AMSTERDAM/MADRID, Aug 23 (Reuters) - A Spanish man was detained by Dutch police on Wednesday after he was found driving a van with gas canisters near a Rotterdam venue where a rock concert was canceled due to a threat of a possible attack.
Although Spanish police tipped the Dutch to potential danger at the venue known as Maassilo where California band Allah-Las was set to play, a judicial source in Spain told Reuters there was no link to the attacks in Spain last week.
The source said the tip resulted from an investigation by the Spanish Civil Guard that had been under way for some time and had no direct relation to the two vehicle attacks in Barcelona and Cambrils in Catalonia that killed 15 people.
Rotterdam Mayor Ahmed Aboutaleb told a news conference it was also not clear whether the threat tip and the detection of the van were connected. He warned against “swift conclusions” while noting the white van had Spanish license plates and had been flagged for circling near the concert venue.
“It would be wrong at this moment to pile up these facts and conclude ... there was a plan to attack with gas bottles, etcetera, because that was the picture last week in Barcelona. I would be careful with that.”

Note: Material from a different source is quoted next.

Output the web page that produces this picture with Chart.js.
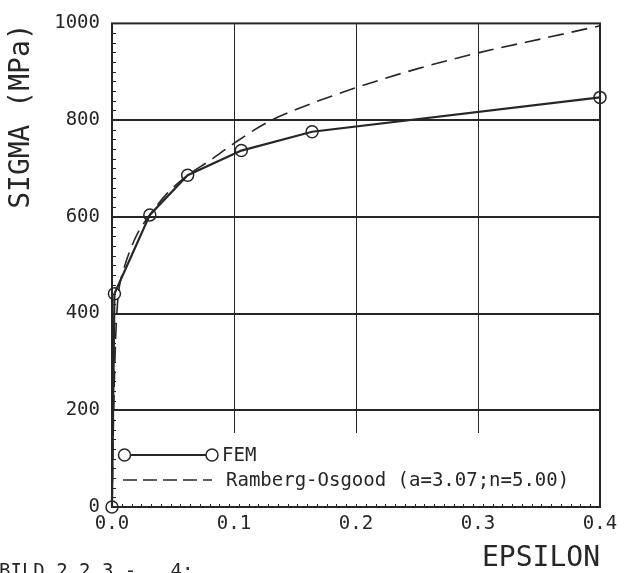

The driver, whose name was not released, was taken into custody for questioning, and a bomb squad was examining the vehicle. Dutch authorities did not specify the number of canisters in the van.
Spanish news agency Europa Press, quoting Spanish anti-terrorist force sources, reported later that the Spaniard arrested in Rotterdam had, in principle, no link to jihadist terrorism. The gas canisters in his vehicle were apparently for domestic use, it said.
Police said the concert was canceled at around 7 p.m., shortly before doors were to be opened for guests.
As concert-goers were sent away from the Maassilo, a former grain silo complex on the Maas River that has been converted into an event hall, the venue was cordoned off.
No injuries, arrests or detentions were reported until the bus driver was detained at around 9:30 p.m.
The National Coordinator for Security and Counterterrorism’s office said the threat level in the Netherlands was unchanged at “substantial,” where it has been since 2013.
The Guardian newspaper reported earlier this month that the band has received hate mail from people who are offended by its name, which includes the Arabic word for God. The band says it is not intended as an insult.